Il silenzio tra le leggi
- Ivan Carenzi

- 12 ott
- Tempo di lettura: 1 min

Tra una legge e l’altra del Trattato non c’è vuoto, ma silenzio. E quel silenzio non è assenza: è la metrica che si riorganizza per poter parlare di nuovo. Ogni volta che una legge termina, il ritmo cosmico si sospende per un istante, come se l’universo stesso avesse bisogno di un respiro per integrare ciò che ha appena detto. La CMDE mostra la stessa logica: tra una fase e l’altra della funzione non esiste discontinuità, ma un raccordo log-Hermite che tiene insieme ciò che altrimenti si spezzerebbe.
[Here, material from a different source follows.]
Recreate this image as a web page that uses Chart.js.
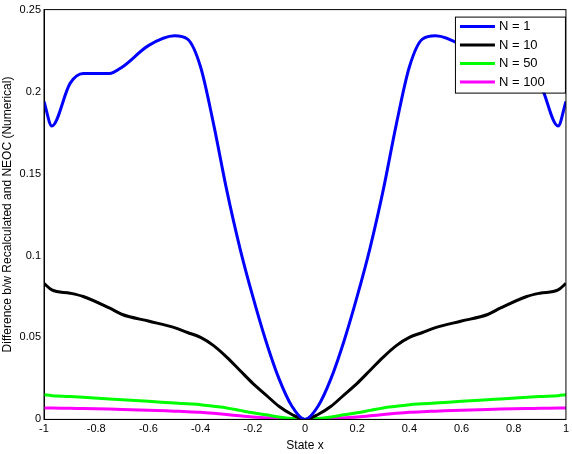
<!DOCTYPE html>
<html><head><script src="https://cdn.jsdelivr.net/npm/chart.js@4"></script>
<style>body{margin:0;background:#fff}#w{width:572px;height:454px}</style></head>
<body><div id="w"><canvas id="c"></canvas></div>
<script>
const xs=[-1,-0.97,-0.9,-0.85,-0.75,-0.7,-0.6,-0.5,-0.45,-0.4,-0.35,-0.3,-0.25,-0.2,-0.15,-0.1,-0.05,0,0.05,0.1,0.15,0.2,0.25,0.3,0.35,0.4,0.45,0.5,0.6,0.7,0.75,0.85,0.9,0.97,1];
const n1=[0.194,0.179,0.205,0.211,0.211,0.215,0.228,0.234,0.232,0.215,0.18,0.14,0.105,0.075,0.048,0.025,0.008,0,0.008,0.025,0.048,0.075,0.105,0.14,0.18,0.215,0.232,0.234,0.228,0.215,0.211,0.211,0.205,0.179,0.194];
const n10=[0.083,0.079,0.077,0.075,0.068,0.064,0.060,0.056,0.053,0.050,0.045,0.038,0.030,0.022,0.015,0.008,0.003,0,0.003,0.008,0.015,0.022,0.030,0.038,0.045,0.050,0.053,0.056,0.060,0.064,0.068,0.075,0.077,0.079,0.083];
const n50=[0.015,0.0145,0.014,0.0135,0.0125,0.012,0.011,0.010,0.0095,0.009,0.008,0.007,0.0055,0.004,0.0028,0.0015,0.0005,0,0.0005,0.0015,0.0028,0.004,0.0055,0.007,0.008,0.009,0.0095,0.010,0.011,0.012,0.0125,0.0135,0.014,0.0145,0.015];
const n100=[0.007,0.007,0.0068,0.0066,0.0063,0.0061,0.0056,0.005,0.0047,0.0043,0.0037,0.003,0.0022,0.0015,0.001,0.0005,0.0001,0,0.0001,0.0005,0.001,0.0015,0.0022,0.003,0.0037,0.0043,0.0047,0.005,0.0056,0.0061,0.0063,0.0066,0.0068,0.007,0.007];
const names=['N = 1','N = 10','N = 50','N = 100'];
const cols=['#0000ff','#000000','#00ff00','#ff00ff'];
const series=[n1,n10,n50,n100];
const F="'Liberation Sans', Arial, sans-serif";
const legendPlugin={id:'lg',afterDraw(ch){const c=ch.ctx,a=ch.chartArea;const w=110,h=76,x=a.right-w-1,y=a.top+7;
c.save();c.fillStyle='#fff';c.fillRect(x,y,w,h);c.strokeStyle='#000';c.lineWidth=1;c.strokeRect(x+0.5,y+0.5,w,h);
c.font='13px '+F;c.textBaseline='middle';names.forEach((n,i)=>{const yy=y+10+i*18.5;c.strokeStyle=cols[i];c.lineWidth=3;c.beginPath();c.moveTo(x+5,yy);c.lineTo(x+40,yy);c.stroke();c.fillStyle='#000';c.fillText(n,x+44,yy);});c.restore();}};
new Chart(document.getElementById('c'),{type:'line',
data:{datasets:series.map((s,i)=>({label:names[i],data:xs.map((x,j)=>({x,y:s[j]})),borderColor:cols[i],borderWidth:3,pointRadius:0,cubicInterpolationMode:'monotone'}))},
options:{animation:false,responsive:true,maintainAspectRatio:false,layout:{padding:{right:-4,top:5,bottom:1}},
plugins:{legend:{display:false},tooltip:{enabled:false}},
scales:{x:{type:'linear',min:-1,max:1,ticks:{stepSize:0.2,color:'#000',font:{family:F,size:11},callback:v=>+v.toFixed(1)+''},grid:{display:false,drawTicks:false},border:{color:'#000'},title:{display:true,text:'State x',color:'#000',font:{family:F,size:12},padding:0}},
y:{min:0,max:0.25,afterFit(s){s.width=44;},ticks:{stepSize:0.05,color:'#000',font:{family:F,size:11},callback:v=>+v.toFixed(2)+''},grid:{display:false,drawTicks:false},border:{color:'#000'},title:{display:true,text:'Difference b/w Recalculated and NEOC (Numerical)',color:'#000',font:{family:F,size:12},padding:0}}}},
plugins:[legendPlugin,{id:'box',afterDraw(ch){const c=ch.ctx,a=ch.chartArea;c.save();c.strokeStyle='#000';c.lineWidth=1;c.strokeRect(a.left,a.top,a.right-a.left,a.bottom-a.top);c.restore();}}]});
</script></body></html>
Così anche nel Trattato, tra la curva e la densità, tra la forma e la relazione, tra la direzione e l’illusione dello spazio, c’è sempre un intervallo invisibile, un punto in cui la trasformazione riascolta sé stessa. È lì che avviene la coerenza: non dentro la legge, ma nello spazio che la separa dalla successiva. Il Trattato non è un testo fatto solo di parole, ma di pause che contengono la logica del tempo. Senza quei silenzi, le leggi non potrebbero esistere: si urterebbero, si confonderebbero, perderebbero ritmo. Ogni intervallo è una cerniera, una memoria minima che impedisce al pensiero di collassare. È il tempo che si risistema prima di continuare. Le leggi sono le voci del cosmo, ma i silenzi sono ciò che le tiene in armonia.